- On future iPads, you may be able to control your tablet from across the room
- 3-D gestures could be in geometric shapes, symbols, letters or patterns
- Apple could be working on an integrated projector for iDevices
- Older iPhones may not have enough processing power for the gesture-capturing
Forget relying solely on touch to control your Apple device. On future iPads, you may be able to control your tablet from across the room using 3-D gestures, such as a swirl or swipe of the hand.
As suggested by a newly uncovered Apple patent, you would be able to manipulate and control graphical elements on your display, such as icons, media files, text and images. The gestures themselves could take many forms: geometric shapes (e.g., a half-circle or square), symbols (like a check mark or question mark), the letters of the alphabet, and other sorts of predetermined patterns.

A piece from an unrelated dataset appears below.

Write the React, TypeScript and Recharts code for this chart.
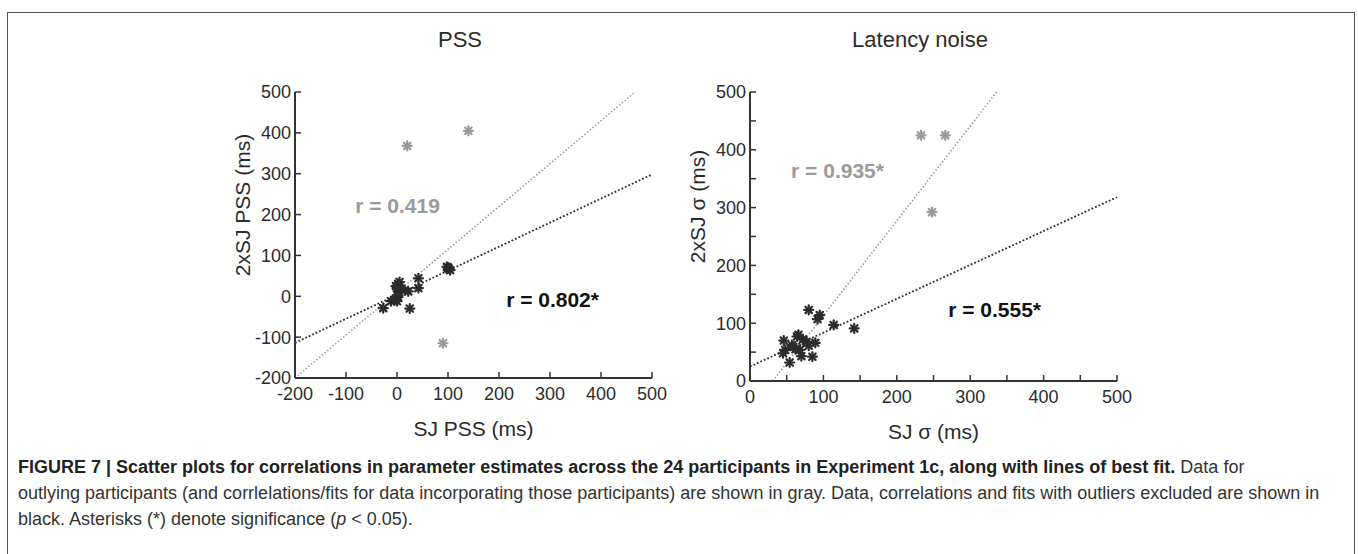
import React from 'react';
import { ScatterChart, Scatter, XAxis, YAxis, ReferenceLine, ReferenceDot } from 'recharts';

const FONT = '"Liberation Sans", Arial, Helvetica, sans-serif';
const INK = '#2b2b2b';
const GRAY = '#9a9a9a';

// PSS panel (ms): participants kept in the fit
const pssCore = [
  { x: -27, y: -29 }, { x: -12, y: -12 }, { x: -5, y: -10 }, { x: -2, y: -5 },
  { x: 0, y: -12 }, { x: 2, y: -2 }, { x: 4, y: 10 }, { x: -2, y: 25 },
  { x: 2, y: 30 }, { x: 5, y: 35 }, { x: 0, y: 20 }, { x: 8, y: 18 },
  { x: 15, y: 15 }, { x: 22, y: 12 }, { x: 25, y: -30 }, { x: 42, y: 44 },
  { x: 42, y: 20 }, { x: 98, y: 72 }, { x: 101, y: 68 }, { x: 104, y: 64 },
  { x: 100, y: 70 },
];
// PSS panel: outlying participants
const pssOutliers = [{ x: 20, y: 368 }, { x: 140, y: 405 }, { x: 90, y: -115 }];
const pssTicks = [-200, -100, 0, 100, 200, 300, 400, 500];
const pssFitCore = [{ x: -200, y: -114 }, { x: 500, y: 298 }];
const pssFitAll = [{ x: -200, y: -200 }, { x: 467, y: 500 }];

// Latency noise panel (sigma, ms)
const sigmaCore = [
  { x: 46, y: 70 }, { x: 48, y: 54 }, { x: 45, y: 48 }, { x: 54, y: 32 },
  { x: 59, y: 59 }, { x: 64, y: 77 }, { x: 66, y: 80 }, { x: 62, y: 55 },
  { x: 68, y: 54 }, { x: 70, y: 43 }, { x: 77, y: 68 }, { x: 80, y: 61 },
  { x: 80, y: 123 }, { x: 85, y: 42 }, { x: 89, y: 66 }, { x: 92, y: 107 },
  { x: 95, y: 114 }, { x: 114, y: 97 }, { x: 142, y: 91 }, { x: 57, y: 62 },
  { x: 72, y: 72 },
];
const sigmaOutliers = [{ x: 233, y: 425 }, { x: 266, y: 425 }, { x: 248, y: 292 }];
const sigmaTicks = [0, 50, 100, 150, 200, 250, 300, 350, 400, 450, 500];
const sigmaFitCore = [{ x: 0, y: 25 }, { x: 500, y: 318 }];
const sigmaFitAll = [{ x: 31, y: 0 }, { x: 336, y: 500 }];

const Asterisk = (props: any) => {
  const { cx, cy, fill } = props;
  if (cx == null || cy == null) return null;
  const r = 4.5;
  const d = r * 0.72;
  return (
    <g stroke={fill} strokeWidth={2.2} strokeLinecap="round">
      <line x1={cx - r} y1={cy} x2={cx + r} y2={cy} />
      <line x1={cx} y1={cy - r} x2={cx} y2={cy + r} />
      <line x1={cx - d} y1={cy - d} x2={cx + d} y2={cy + d} />
      <line x1={cx - d} y1={cy + d} x2={cx + d} y2={cy - d} />
    </g>
  );
};

const YTitle = (props: any) => {
  const vb = props.viewBox || { x: 0, y: 0, width: 0, height: 0 };
  const x = vb.x + 17;
  const y = vb.y + vb.height / 2 - 30;
  return (
    <text x={x} y={y} transform={`rotate(-90 ${x} ${y})`} textAnchor="middle"
      dominantBaseline="central" fontSize={21} fill={INK} fontFamily={FONT}>
      {props.value}
    </text>
  );
};

const XTitle = (props: any) => {
  const vb = props.viewBox || { x: 0, y: 0, width: 0, height: 0 };
  return (
    <text x={vb.x + vb.width / 2} y={vb.y + 50} textAnchor="middle"
      dominantBaseline="central" fontSize={21} fill={INK} fontFamily={FONT}>
      {props.value}
    </text>
  );
};

const rText = (value: string, color: string) => (props: any) => (
  <text x={props.cx} y={props.cy} dominantBaseline="central" fontSize={21}
    fontWeight="bold" fill={color} fontFamily={FONT}>
    {value}
  </text>
);

const tickStyle = { fontSize: 18, fill: INK, fontFamily: FONT };

interface PanelProps {
  left: number;
  width: number;
  height: number;
  core: { x: number; y: number }[];
  outliers: { x: number; y: number }[];
  xTicks: number[];
  yTicks: number[];
  domainX: [number, number];
  domainY: [number, number];
  fitCore: { x: number; y: number }[];
  fitAll: { x: number; y: number }[];
  xTitle: string;
  yTitle: string;
  allLabel: { x: number; y: number; text: string };
  coreLabel: { x: number; y: number; text: string };
  labelEvery: number;
}

const Panel = (p: PanelProps) => {
  const fmt = (v: number) => (v % p.labelEvery === 0 ? String(v) : '');
  return (
    <div style={{ position: 'absolute', left: p.left, top: 72 }}>
      <ScatterChart width={p.width} height={p.height} margin={{ top: 20, right: 20, left: 0, bottom: 0 }}>
        <XAxis type="number" dataKey="x" domain={p.domainX} ticks={p.xTicks} allowDataOverflow
          height={72} tickSize={-6} tickMargin={15} tickFormatter={fmt} tick={tickStyle}
          axisLine={{ stroke: '#333', strokeWidth: 2 }} tickLine={{ stroke: '#333', strokeWidth: 1.5 }}
          label={<XTitle value={p.xTitle} />} />
        <YAxis type="number" dataKey="y" domain={p.domainY} ticks={p.yTicks} allowDataOverflow
          width={70} tickSize={-6} tickMargin={10} tickFormatter={fmt} tick={tickStyle}
          axisLine={{ stroke: '#333', strokeWidth: 2 }} tickLine={{ stroke: '#333', strokeWidth: 1.5 }}
          label={<YTitle value={p.yTitle} />} />
        <ReferenceLine segment={p.fitAll} stroke={GRAY} strokeWidth={1.6} strokeDasharray="1.5 2" ifOverflow="visible" />
        <ReferenceLine segment={p.fitCore} stroke={INK} strokeWidth={1.8} strokeDasharray="1.8 2" ifOverflow="visible" />
        <Scatter data={p.outliers} fill={GRAY} shape={Asterisk} isAnimationActive={false} />
        <Scatter data={p.core} fill={INK} shape={Asterisk} isAnimationActive={false} />
        <ReferenceDot x={p.allLabel.x} y={p.allLabel.y} r={0} shape={rText(p.allLabel.text, GRAY)} ifOverflow="visible" />
        <ReferenceDot x={p.coreLabel.x} y={p.coreLabel.y} r={0} shape={rText(p.coreLabel.text, '#111')} ifOverflow="visible" />
      </ScatterChart>
    </div>
  );
};

const titleStyle: React.CSSProperties = {
  position: 'absolute', top: 27, fontSize: 22, color: INK, fontFamily: FONT,
  transform: 'translateX(-50%)', whiteSpace: 'nowrap',
};

const capLine: React.CSSProperties = {
  position: 'absolute', left: 18, fontSize: 18, color: '#333', fontFamily: FONT, whiteSpace: 'nowrap',
};

export default function App() {
  return (
    <div style={{ position: 'absolute', left: 0, top: 0, width: 1358, height: 554, background: '#fff', overflow: 'hidden' }}>
      <div style={{ position: 'absolute', left: 7, top: 12, width: 1346, height: 600, border: '1.5px solid #555', borderBottom: 'none' }} />
      <div style={{ ...titleStyle, left: 460 }}>PSS</div>
      <div style={{ ...titleStyle, left: 920 }}>Latency noise</div>
      <Panel left={225} width={447} height={378} core={pssCore} outliers={pssOutliers}
        xTicks={pssTicks} yTicks={pssTicks} domainX={[-200, 500]} domainY={[-200, 500]}
        fitCore={pssFitCore} fitAll={pssFitAll} xTitle="SJ PSS (ms)" yTitle="2xSJ PSS (ms)"
        allLabel={{ x: -82, y: 223, text: 'r = 0.419' }} coreLabel={{ x: 214, y: -9, text: 'r = 0.802*' }}
        labelEvery={100} />
      <Panel left={680} width={457} height={381} core={sigmaCore} outliers={sigmaOutliers}
        xTicks={sigmaTicks} yTicks={sigmaTicks} domainX={[0, 500]} domainY={[0, 500]}
        fitCore={sigmaFitCore} fitAll={sigmaFitAll} xTitle="SJ σ (ms)" yTitle="2xSJ σ (ms)"
        allLabel={{ x: 56, y: 365, text: 'r = 0.935*' }} coreLabel={{ x: 270, y: 123, text: 'r = 0.555*' }}
        labelEvery={100} />
      <div style={{ ...capLine, top: 457 }}>
        <b style={{ color: '#222' }}>FIGURE 7 | Scatter plots for correlations in parameter estimates across the 24 participants in Experiment 1c, along with lines of best fit.</b> Data for
      </div>
      <div style={{ ...capLine, top: 483 }}>
        outlying participants (and corrlelations/fits for data incorporating those participants) are shown in gray. Data, correlations and fits with outliers excluded are shown in
      </div>
      <div style={{ ...capLine, top: 509 }}>
        black. Asterisks (*) denote significance (<i>p</i> &lt; 0.05).
      </div>
    </div>
  );
}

One interesting application the patent highlights is video annotation and editing via a gesture-based toolbar. The toolbar would provide pre-set options for beginners, but would also allow more advanced users to customize their own gestures.
A previously discovered patent indicates that Apple could be working on an integrated projector for iDevices that would incorporate physical gestures as a method to manipulate a projected image. This newer patent, however, focuses more on the gestures themselves and other ways they could be used to control onscreen images and video. There's no mention of Siri or combining voice control with physical gestures.
The 3-D gesture-capturing method would employ a device's front-facing camera. The iPad 2, iPhone 4 and iPhone 4S all include a front-facing camera, so if Apple, say, decided to integrate this feature in an upcoming version of iOS, it's possible that legacy iDevice models could employ the technology as well.
That said, the patent does suggest that older iPhones may not have enough processing power for the gesture-capturing workload, as it shows a way to transfer video from the iPhone to an iPad for more advanced editing options.
The patent pre-defines a number of gestures, such as ones for facial recognition, a selection gesture and a pointing gesture (to identify a specific section of an onscreen image).
The patent was originally filed in mid-2010.